Importance: Assessment of praxis skills is an essential aspect of understanding autistic children’s development of play and playfulness.

Objective: To assess the relationship and influence of ideational praxis skills on play skills and playfulness among autistic children.

Design: A cross-sectional study.

Settings: Homes, schools, and early care centers across Spain.

Participants: Children ages 4 yr 6 mo to 6 yr 11 mo (45 typically developing [TP] and 45 with autism spectrum disorder [ASD]).

Outcomes and Measures: Student’s t tests were used to compare means between the two groups. Pearson’s correlation and multiple linear regression were used to determine possible effects of ideational skills on play and playfulness.

Results: Scores for the TP group were significantly higher than those of the ASD group on all play dimensions—space management, t(88) = 4.58; material management, t(88) = 5.86; pretense–symbolism, t(88) = 8.12; and participation, t(88) = 7.31—and on the Test of Playfulness (ToP), t(88) = 10.18, and Test of Ideational Praxis (TIP), t(88) = 4.38 (all ps < .001). Multiple linear regression revealed a statistically significant effect of TIP dimensions—space management, F(3, 41) = 4.83, p < .042; material management, F(3.41) = 8.49. p < .001; pretense–symbolism, F(3, 41) = 5.66. p < .002; and participation, F(3.41) = 7.81. p < .001—and on the ToP, F(3, 41) = 5.96. p < .002.

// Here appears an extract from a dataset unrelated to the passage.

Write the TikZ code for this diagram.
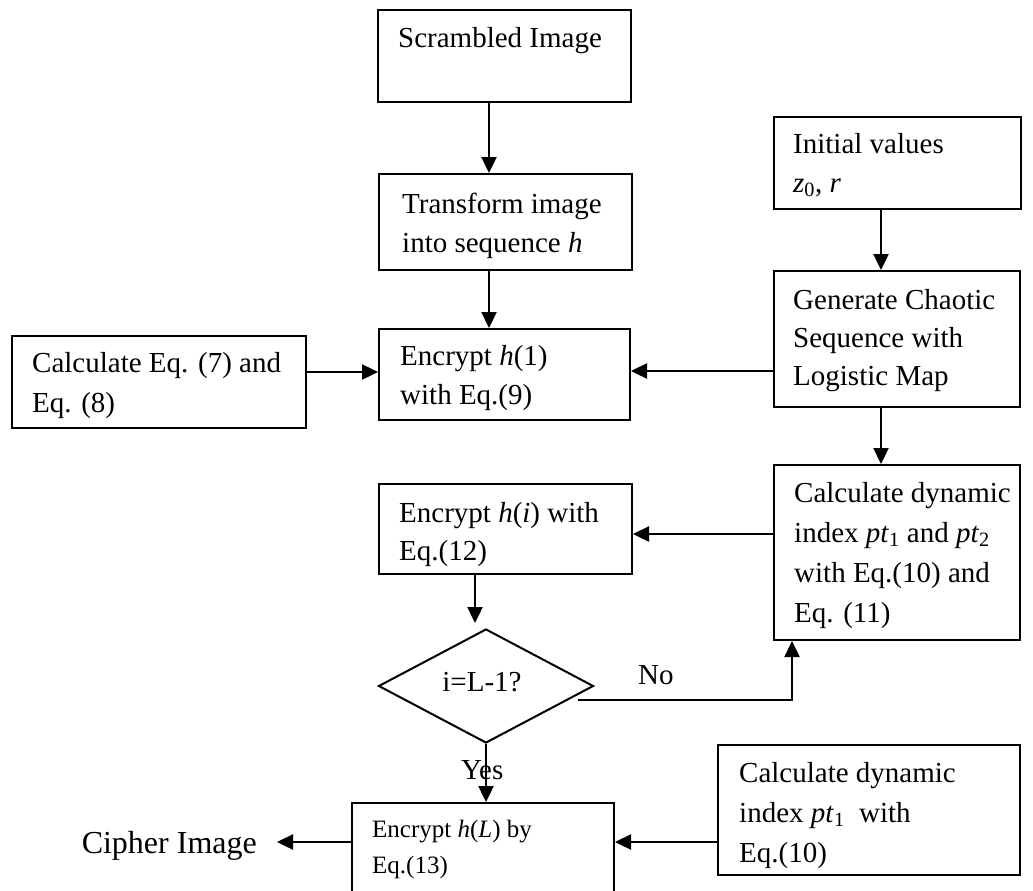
\documentclass[tikz,border=0pt]{standalone}
\usepackage{fontspec}
\setmainfont{Liberation Serif}
\usetikzlibrary{arrows.meta,shapes.geometric}
% italic variables and subscripts set in the text font
\newcommand{\var}[1]{\textit{#1}}
\newcommand{\low}[1]{\textsubscript{#1}}
\begin{document}
\begin{tikzpicture}[x=1pt,y=-1pt,
  box/.style={draw, line width=2pt, inner sep=0pt, anchor=north west},
  txt/.style={anchor=base west, inner sep=0pt, font=\fontsize{29}{35}\selectfont},
  small/.style={anchor=base west, inner sep=0pt, font=\fontsize{25}{30}\selectfont},
  arr/.style={line width=2.4pt, -{Triangle[length=16pt,width=15pt]}}]
\useasboundingbox (0,0) rectangle (1033,891);
\clip (0,0) rectangle (1033,891);

% boxes
\node[box, minimum width=253, minimum height=92]  (scr)  at (377,9)   {};
\node[box, minimum width=253, minimum height=96]  (trn)  at (378,173) {};
\node[box, minimum width=251, minimum height=91]  (enc1) at (378,328) {};
\node[box, minimum width=294, minimum height=92]  (calc) at (11,335)  {};
\node[box, minimum width=247, minimum height=92]  (init) at (773,116) {};
\node[box, minimum width=246, minimum height=136] (gen)  at (773,270) {};
\node[box, minimum width=246, minimum height=175] (dyn)  at (773,464) {};
\node[box, minimum width=253, minimum height=90]  (enci) at (378,483) {};
\node[draw, line width=2pt, shape=diamond, inner sep=0pt, shape aspect=1.89,
      minimum width=215, minimum height=114] (dec) at (486,686) {};
\node[box, minimum width=262, minimum height=120] (encL) at (351,802) {};
\node[box, minimum width=302, minimum height=130] (dyn1) at (717,744) {};

% texts
\node[txt] (scrT) at (398,48) {Scrambled Image};
\node[txt] (trnA) at (402,213) {Transform image};
\node[txt] (trnB) at (402,252) {into sequence \var{h}};
\node[txt] (encA) at (400,365) {Encrypt \var{h}(1)};
\node[txt] (encB) at (400,404) {with Eq.(9)};
\node[txt] (calA) at (32,372) {Calculate Eq. (7) and};
\node[txt] (calB) at (32,412) {Eq. (8)};
\node[txt] (iniA) at (793,153) {Initial values};
\node[txt] (iniB) at (793,192) {\var{z}\low{0}, \var{r}};
\node[txt] (genA) at (793,309) {Generate Chaotic};
\node[txt] (genB) at (793,347) {Sequence with};
\node[txt] (genC) at (793,385) {Logistic Map};
\node[txt] (dynA) at (794,502) {Calculate dynamic};
\node[txt] (dynB) at (794,542) {index \var{pt}\low{1} and \var{pt}\low{2}};
\node[txt] (dynC) at (794,582) {with Eq.(10) and};
\node[txt] (dynD) at (794,622) {Eq. (11)};
\node[txt] (eniA) at (399,522) {Encrypt \var{h}(\var{i}) with};
\node[txt] (eniB) at (399,560) {Eq.(12)};
\node[txt, anchor=base] (decT) at (482,691) {i=L-1?};
\node[txt] (noT) at (638,684) {No};
\node[txt] (yesT) at (461,779) {Yes};
\node[txt] (d1A) at (739,782) {Calculate dynamic};
\node[txt] (d1B) at (739,822) {index \var{pt}\low{1}\ \ with};
\node[txt] (d1C) at (739,862) {Eq.(10)};
\node[small] (elA) at (372,837) {Encrypt \var{h}(\var{L}) by};
\node[small] (elB) at (372,873) {Eq.(13)};
\node[anchor=base east, inner sep=0pt, font=\fontsize{32}{38}\selectfont] (ciph) at (257,853) {Cipher Image};

% connectors
\coordinate (decIn) at (475,623);
\coordinate (noStart) at (578,700);
\coordinate (noCorner) at (792,700);
\coordinate (ciphTip) at (277,842);

\draw[arr] (scr.south -| 489,0) -- (trn.north -| 489,0);
\draw[arr] (trn.south -| 489,0) -- (enc1.north -| 489,0);
\draw[arr] (calc.east |- 0,372) -- (enc1.west |- 0,372);
\draw[arr] (init.south -| 881,0) -- (gen.north -| 881,0);
\draw[arr] (gen.west |- 0,371) -- (enc1.east |- 0,371);
\draw[arr] (gen.south -| 881,0) -- (dyn.north -| 881,0);
\draw[arr] (dyn.west |- 0,534) -- (enci.east |- 0,534);
\draw[arr] (enci.south -| decIn) -- (decIn);
\draw[arr] (noStart) -- (noCorner) -- (dyn.south -| noCorner);
\draw[arr] (dec.south) -- (encL.north -| dec.south);
\draw[arr] (dyn1.west |- 0,842) -- (encL.east |- 0,842);
\draw[arr] (encL.west |- ciphTip) -- (ciphTip);
\end{tikzpicture}
\end{document}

Conclusions and Relevance: Ideational praxis skills combined with diagnostic information significantly predicted play skills and playfulness, highlighting the influence of ideation on play.

Plain-Language Summary: This article provides data supporting the influence of ideational praxis skills on the play skills and playfulness of autistic children. Understanding how ideational praxis skills affect the ability to recognize and act on object affordances might promote greater possibilities for play interactions among autistic children.